→ **OBJECTIVE**
Write the material out again in full, word for word. Do not include the pictures.
-- BEGIN DATASET EXTRACT --
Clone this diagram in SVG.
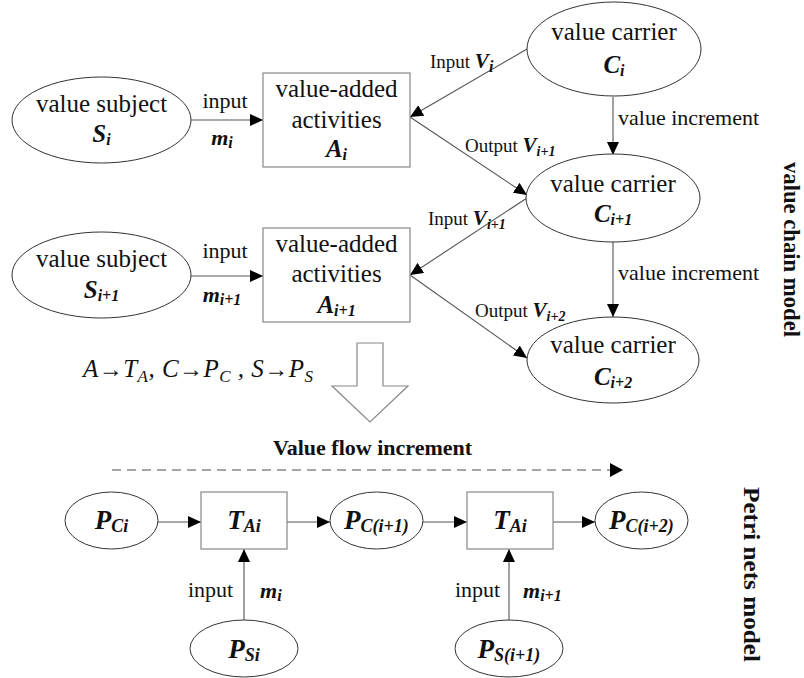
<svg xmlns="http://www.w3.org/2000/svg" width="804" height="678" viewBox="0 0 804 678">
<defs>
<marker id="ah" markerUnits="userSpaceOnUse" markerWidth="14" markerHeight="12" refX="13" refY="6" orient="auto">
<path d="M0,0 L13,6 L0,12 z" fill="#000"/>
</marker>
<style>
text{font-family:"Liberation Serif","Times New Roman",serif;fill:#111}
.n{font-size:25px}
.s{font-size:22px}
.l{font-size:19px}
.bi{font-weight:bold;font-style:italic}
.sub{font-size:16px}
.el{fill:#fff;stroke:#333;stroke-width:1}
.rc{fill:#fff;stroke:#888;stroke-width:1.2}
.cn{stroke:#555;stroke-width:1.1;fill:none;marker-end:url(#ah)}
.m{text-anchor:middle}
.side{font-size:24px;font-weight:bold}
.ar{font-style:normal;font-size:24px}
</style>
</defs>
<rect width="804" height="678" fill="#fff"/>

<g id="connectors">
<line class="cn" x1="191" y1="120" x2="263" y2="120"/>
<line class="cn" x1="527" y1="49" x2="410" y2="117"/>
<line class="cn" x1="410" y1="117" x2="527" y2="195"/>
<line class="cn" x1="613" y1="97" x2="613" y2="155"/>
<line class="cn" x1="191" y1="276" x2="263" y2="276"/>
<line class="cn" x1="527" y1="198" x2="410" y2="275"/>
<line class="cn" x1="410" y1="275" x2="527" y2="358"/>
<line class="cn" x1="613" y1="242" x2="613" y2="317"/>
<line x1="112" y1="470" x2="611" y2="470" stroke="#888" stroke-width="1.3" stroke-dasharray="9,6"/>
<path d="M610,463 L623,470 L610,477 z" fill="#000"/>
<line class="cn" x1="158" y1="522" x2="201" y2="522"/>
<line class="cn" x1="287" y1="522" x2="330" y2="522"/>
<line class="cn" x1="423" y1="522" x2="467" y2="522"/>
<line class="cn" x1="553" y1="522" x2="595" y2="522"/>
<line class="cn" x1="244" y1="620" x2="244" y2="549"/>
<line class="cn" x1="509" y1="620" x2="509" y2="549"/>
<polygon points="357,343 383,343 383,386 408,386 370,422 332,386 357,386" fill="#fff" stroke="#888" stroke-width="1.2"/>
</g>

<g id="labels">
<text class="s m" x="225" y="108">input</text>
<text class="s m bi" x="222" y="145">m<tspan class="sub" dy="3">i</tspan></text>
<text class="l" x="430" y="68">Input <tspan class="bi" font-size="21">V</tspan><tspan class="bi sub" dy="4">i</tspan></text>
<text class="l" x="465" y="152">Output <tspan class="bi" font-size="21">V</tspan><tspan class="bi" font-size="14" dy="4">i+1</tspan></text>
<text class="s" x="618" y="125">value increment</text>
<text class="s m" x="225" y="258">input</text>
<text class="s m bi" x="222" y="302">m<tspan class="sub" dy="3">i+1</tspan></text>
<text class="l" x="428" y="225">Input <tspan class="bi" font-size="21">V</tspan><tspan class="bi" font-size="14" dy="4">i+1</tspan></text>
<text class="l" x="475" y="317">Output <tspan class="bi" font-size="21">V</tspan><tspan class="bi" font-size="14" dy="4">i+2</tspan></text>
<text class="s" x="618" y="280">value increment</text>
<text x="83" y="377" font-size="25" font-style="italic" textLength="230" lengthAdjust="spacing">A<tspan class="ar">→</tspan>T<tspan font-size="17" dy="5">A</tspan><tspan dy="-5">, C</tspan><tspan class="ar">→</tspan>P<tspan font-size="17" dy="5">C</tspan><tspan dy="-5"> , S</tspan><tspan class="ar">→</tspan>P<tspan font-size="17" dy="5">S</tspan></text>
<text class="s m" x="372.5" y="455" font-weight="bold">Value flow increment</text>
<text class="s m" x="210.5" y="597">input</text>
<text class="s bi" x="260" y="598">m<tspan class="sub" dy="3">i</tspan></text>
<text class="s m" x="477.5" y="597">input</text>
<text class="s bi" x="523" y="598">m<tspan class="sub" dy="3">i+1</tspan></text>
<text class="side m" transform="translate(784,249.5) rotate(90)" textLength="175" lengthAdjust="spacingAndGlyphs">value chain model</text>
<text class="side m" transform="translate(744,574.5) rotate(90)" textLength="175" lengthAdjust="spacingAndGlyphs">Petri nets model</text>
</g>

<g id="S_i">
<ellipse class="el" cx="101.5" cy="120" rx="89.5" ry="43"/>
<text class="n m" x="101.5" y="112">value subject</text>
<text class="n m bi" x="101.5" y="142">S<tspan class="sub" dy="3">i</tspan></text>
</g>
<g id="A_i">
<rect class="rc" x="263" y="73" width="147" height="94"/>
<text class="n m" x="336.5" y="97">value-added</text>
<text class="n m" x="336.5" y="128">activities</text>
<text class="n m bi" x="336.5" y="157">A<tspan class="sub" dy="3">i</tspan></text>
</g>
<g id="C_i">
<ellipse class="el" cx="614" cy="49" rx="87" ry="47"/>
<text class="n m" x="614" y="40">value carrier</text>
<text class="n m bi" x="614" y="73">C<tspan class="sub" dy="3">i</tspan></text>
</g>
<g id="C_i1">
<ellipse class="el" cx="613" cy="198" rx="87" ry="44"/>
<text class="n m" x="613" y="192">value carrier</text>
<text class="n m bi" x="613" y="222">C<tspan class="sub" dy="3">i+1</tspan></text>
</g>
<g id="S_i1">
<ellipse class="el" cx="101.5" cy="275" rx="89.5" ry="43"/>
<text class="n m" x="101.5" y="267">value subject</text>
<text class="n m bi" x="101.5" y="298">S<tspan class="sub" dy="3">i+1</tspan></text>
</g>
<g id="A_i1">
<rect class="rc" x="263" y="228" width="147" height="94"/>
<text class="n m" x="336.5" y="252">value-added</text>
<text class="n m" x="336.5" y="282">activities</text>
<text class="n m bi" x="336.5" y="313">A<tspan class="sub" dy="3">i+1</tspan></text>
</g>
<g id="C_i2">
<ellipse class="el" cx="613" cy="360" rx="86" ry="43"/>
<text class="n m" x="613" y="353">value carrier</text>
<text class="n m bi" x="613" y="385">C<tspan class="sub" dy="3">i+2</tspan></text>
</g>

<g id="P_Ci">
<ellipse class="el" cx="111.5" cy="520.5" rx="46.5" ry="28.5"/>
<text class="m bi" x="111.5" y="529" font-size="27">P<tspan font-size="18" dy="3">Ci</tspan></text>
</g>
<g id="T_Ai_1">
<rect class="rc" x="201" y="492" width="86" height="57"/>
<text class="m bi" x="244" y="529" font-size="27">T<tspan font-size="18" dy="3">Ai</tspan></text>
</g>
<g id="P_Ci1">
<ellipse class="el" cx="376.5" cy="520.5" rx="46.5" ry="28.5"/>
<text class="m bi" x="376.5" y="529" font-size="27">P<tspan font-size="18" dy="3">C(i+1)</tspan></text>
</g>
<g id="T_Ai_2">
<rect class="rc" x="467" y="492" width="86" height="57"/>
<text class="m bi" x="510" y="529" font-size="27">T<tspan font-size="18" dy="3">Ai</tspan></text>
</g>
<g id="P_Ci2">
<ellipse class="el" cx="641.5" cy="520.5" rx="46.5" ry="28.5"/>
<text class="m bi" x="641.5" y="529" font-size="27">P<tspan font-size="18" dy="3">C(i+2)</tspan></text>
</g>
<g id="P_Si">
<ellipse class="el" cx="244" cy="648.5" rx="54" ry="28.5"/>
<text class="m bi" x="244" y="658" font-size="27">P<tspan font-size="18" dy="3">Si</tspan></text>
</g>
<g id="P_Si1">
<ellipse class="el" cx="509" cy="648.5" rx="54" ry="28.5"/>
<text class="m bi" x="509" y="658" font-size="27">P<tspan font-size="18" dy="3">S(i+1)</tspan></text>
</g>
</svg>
-- END DATASET EXTRACT --
→ **SOLUTION FOR THIS TASK**
Clone this diagram in SVG.
<svg xmlns="http://www.w3.org/2000/svg" width="804" height="678" viewBox="0 0 804 678">
<defs>
<marker id="ah" markerUnits="userSpaceOnUse" markerWidth="14" markerHeight="12" refX="13" refY="6" orient="auto">
<path d="M0,0 L13,6 L0,12 z" fill="#000"/>
</marker>
<style>
text{font-family:"Liberation Serif","Times New Roman",serif;fill:#111}
.n{font-size:25px}
.s{font-size:22px}
.l{font-size:19px}
.bi{font-weight:bold;font-style:italic}
.sub{font-size:16px}
.el{fill:#fff;stroke:#333;stroke-width:1}
.rc{fill:#fff;stroke:#888;stroke-width:1.2}
.cn{stroke:#555;stroke-width:1.1;fill:none;marker-end:url(#ah)}
.m{text-anchor:middle}
.side{font-size:24px;font-weight:bold}
.ar{font-style:normal;font-size:24px}
</style>
</defs>
<rect width="804" height="678" fill="#fff"/>

<g id="connectors">
<line class="cn" x1="191" y1="120" x2="263" y2="120"/>
<line class="cn" x1="527" y1="49" x2="410" y2="117"/>
<line class="cn" x1="410" y1="117" x2="527" y2="195"/>
<line class="cn" x1="613" y1="97" x2="613" y2="155"/>
<line class="cn" x1="191" y1="276" x2="263" y2="276"/>
<line class="cn" x1="527" y1="198" x2="410" y2="275"/>
<line class="cn" x1="410" y1="275" x2="527" y2="358"/>
<line class="cn" x1="613" y1="242" x2="613" y2="317"/>
<line x1="112" y1="470" x2="611" y2="470" stroke="#888" stroke-width="1.3" stroke-dasharray="9,6"/>
<path d="M610,463 L623,470 L610,477 z" fill="#000"/>
<line class="cn" x1="158" y1="522" x2="201" y2="522"/>
<line class="cn" x1="287" y1="522" x2="330" y2="522"/>
<line class="cn" x1="423" y1="522" x2="467" y2="522"/>
<line class="cn" x1="553" y1="522" x2="595" y2="522"/>
<line class="cn" x1="244" y1="620" x2="244" y2="549"/>
<line class="cn" x1="509" y1="620" x2="509" y2="549"/>
<polygon points="357,343 383,343 383,386 408,386 370,422 332,386 357,386" fill="#fff" stroke="#888" stroke-width="1.2"/>
</g>

<g id="labels">
<text class="s m" x="225" y="108">input</text>
<text class="s m bi" x="222" y="145">m<tspan class="sub" dy="3">i</tspan></text>
<text class="l" x="430" y="68">Input <tspan class="bi" font-size="21">V</tspan><tspan class="bi sub" dy="4">i</tspan></text>
<text class="l" x="465" y="152">Output <tspan class="bi" font-size="21">V</tspan><tspan class="bi" font-size="14" dy="4">i+1</tspan></text>
<text class="s" x="618" y="125">value increment</text>
<text class="s m" x="225" y="258">input</text>
<text class="s m bi" x="222" y="302">m<tspan class="sub" dy="3">i+1</tspan></text>
<text class="l" x="428" y="225">Input <tspan class="bi" font-size="21">V</tspan><tspan class="bi" font-size="14" dy="4">i+1</tspan></text>
<text class="l" x="475" y="317">Output <tspan class="bi" font-size="21">V</tspan><tspan class="bi" font-size="14" dy="4">i+2</tspan></text>
<text class="s" x="618" y="280">value increment</text>
<text x="83" y="377" font-size="25" font-style="italic" textLength="230" lengthAdjust="spacing">A<tspan class="ar">→</tspan>T<tspan font-size="17" dy="5">A</tspan><tspan dy="-5">, C</tspan><tspan class="ar">→</tspan>P<tspan font-size="17" dy="5">C</tspan><tspan dy="-5"> , S</tspan><tspan class="ar">→</tspan>P<tspan font-size="17" dy="5">S</tspan></text>
<text class="s m" x="372.5" y="455" font-weight="bold">Value flow increment</text>
<text class="s m" x="210.5" y="597">input</text>
<text class="s bi" x="260" y="598">m<tspan class="sub" dy="3">i</tspan></text>
<text class="s m" x="477.5" y="597">input</text>
<text class="s bi" x="523" y="598">m<tspan class="sub" dy="3">i+1</tspan></text>
<text class="side m" transform="translate(784,249.5) rotate(90)" textLength="175" lengthAdjust="spacingAndGlyphs">value chain model</text>
<text class="side m" transform="translate(744,574.5) rotate(90)" textLength="175" lengthAdjust="spacingAndGlyphs">Petri nets model</text>
</g>

<g id="S_i">
<ellipse class="el" cx="101.5" cy="120" rx="89.5" ry="43"/>
<text class="n m" x="101.5" y="112">value subject</text>
<text class="n m bi" x="101.5" y="142">S<tspan class="sub" dy="3">i</tspan></text>
</g>
<g id="A_i">
<rect class="rc" x="263" y="73" width="147" height="94"/>
<text class="n m" x="336.5" y="97">value-added</text>
<text class="n m" x="336.5" y="128">activities</text>
<text class="n m bi" x="336.5" y="157">A<tspan class="sub" dy="3">i</tspan></text>
</g>
<g id="C_i">
<ellipse class="el" cx="614" cy="49" rx="87" ry="47"/>
<text class="n m" x="614" y="40">value carrier</text>
<text class="n m bi" x="614" y="73">C<tspan class="sub" dy="3">i</tspan></text>
</g>
<g id="C_i1">
<ellipse class="el" cx="613" cy="198" rx="87" ry="44"/>
<text class="n m" x="613" y="192">value carrier</text>
<text class="n m bi" x="613" y="222">C<tspan class="sub" dy="3">i+1</tspan></text>
</g>
<g id="S_i1">
<ellipse class="el" cx="101.5" cy="275" rx="89.5" ry="43"/>
<text class="n m" x="101.5" y="267">value subject</text>
<text class="n m bi" x="101.5" y="298">S<tspan class="sub" dy="3">i+1</tspan></text>
</g>
<g id="A_i1">
<rect class="rc" x="263" y="228" width="147" height="94"/>
<text class="n m" x="336.5" y="252">value-added</text>
<text class="n m" x="336.5" y="282">activities</text>
<text class="n m bi" x="336.5" y="313">A<tspan class="sub" dy="3">i+1</tspan></text>
</g>
<g id="C_i2">
<ellipse class="el" cx="613" cy="360" rx="86" ry="43"/>
<text class="n m" x="613" y="353">value carrier</text>
<text class="n m bi" x="613" y="385">C<tspan class="sub" dy="3">i+2</tspan></text>
</g>

<g id="P_Ci">
<ellipse class="el" cx="111.5" cy="520.5" rx="46.5" ry="28.5"/>
<text class="m bi" x="111.5" y="529" font-size="27">P<tspan font-size="18" dy="3">Ci</tspan></text>
</g>
<g id="T_Ai_1">
<rect class="rc" x="201" y="492" width="86" height="57"/>
<text class="m bi" x="244" y="529" font-size="27">T<tspan font-size="18" dy="3">Ai</tspan></text>
</g>
<g id="P_Ci1">
<ellipse class="el" cx="376.5" cy="520.5" rx="46.5" ry="28.5"/>
<text class="m bi" x="376.5" y="529" font-size="27">P<tspan font-size="18" dy="3">C(i+1)</tspan></text>
</g>
<g id="T_Ai_2">
<rect class="rc" x="467" y="492" width="86" height="57"/>
<text class="m bi" x="510" y="529" font-size="27">T<tspan font-size="18" dy="3">Ai</tspan></text>
</g>
<g id="P_Ci2">
<ellipse class="el" cx="641.5" cy="520.5" rx="46.5" ry="28.5"/>
<text class="m bi" x="641.5" y="529" font-size="27">P<tspan font-size="18" dy="3">C(i+2)</tspan></text>
</g>
<g id="P_Si">
<ellipse class="el" cx="244" cy="648.5" rx="54" ry="28.5"/>
<text class="m bi" x="244" y="658" font-size="27">P<tspan font-size="18" dy="3">Si</tspan></text>
</g>
<g id="P_Si1">
<ellipse class="el" cx="509" cy="648.5" rx="54" ry="28.5"/>
<text class="m bi" x="509" y="658" font-size="27">P<tspan font-size="18" dy="3">S(i+1)</tspan></text>
</g>
</svg>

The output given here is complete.